US imperialism abroad was also carried on within the US. Just as imperialism oppresses external nations, so it keeps the black Americans, and other minority groups, in a position of special oppression. In the Southern States black people were excluded from basic democratic rights by the Jim Crow system, dating from the Hayes-Tilden Gentlemen’s Agreement of 1877. This baldly stated that no black person has any rights that need be recognised by white persons. In the industrial North of America, black labour was excluded from the trade unions, from the more skilled jobs, from housing, and pushed into ghettos. Black people were used as a pool of reserve labour – to be hired last and fired first, and brought in to break strikes. This was US imperialism on the home front. Many of the laws which were used to specifically oppress and exclude black people have been thrown out. This gain was won by the heroic struggles of the black masses in the 1920s and 1930s and again in the 1960s.
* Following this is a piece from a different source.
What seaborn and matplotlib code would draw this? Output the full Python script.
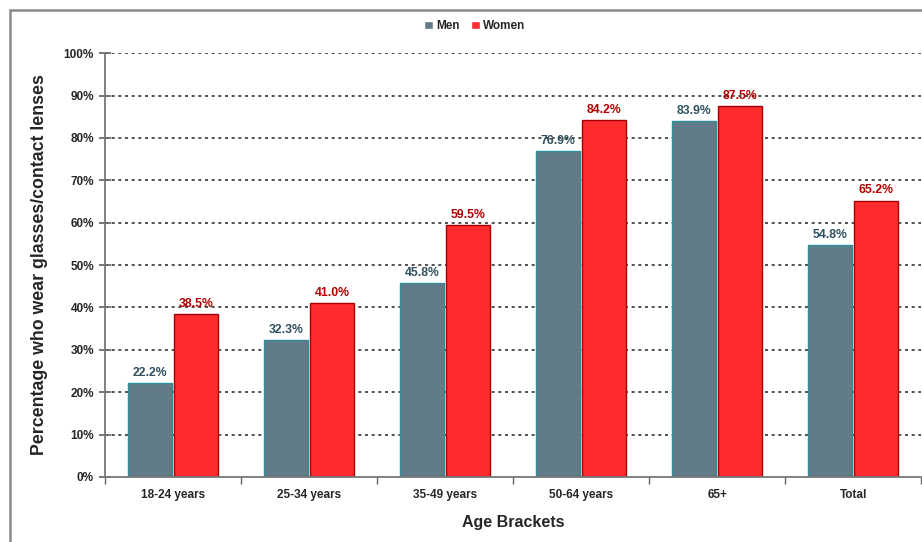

But the legal victories which cost so many lives and so many years of struggle are only a limited gain, like the independence of a country from Britain or the US which is independent in name only because it is still dominated by Western capitalism. American black people know that this legal equality is a pretence. The reality was shown by the ghetto rebellions, 24 in 1964, 38 in 1966 and in 1967 128 and in 1968 131.

Harry Haywood spent a lifetime fighting for the liberation of the Afro-American population. He was also a communist. For him it was clear from his youth that the racist state of America – racist at home and abroad – was racist because capitalism thrives on dividing the working class and dominating nations. Within the imperialist homeland of North America there is a stratum of workers who gain in status and material living standards from the violent and vicious repression carried out by imperialism. In America, the trade union leadership and large sections of the white working class make up this privileged layer. They live off ‘the ability of the imperialists and the labour aristocracy to grant concessions’, in Harry Haywood’s words. Their democratic rights and living standards are won at the expense of others’ enslavement.

As a communist, Harry Haywood understood that this all-powerful US imperialism is a decaying system. In the need for ever-greater expansion, in the search for ever-greater profits, capitalism creates the forces that will destroy it. The exploited nations from without and the oppressed workers from within have the historic task of joining forces to deal the death-blow to American capitalism by a joint anti-imperialist struggle.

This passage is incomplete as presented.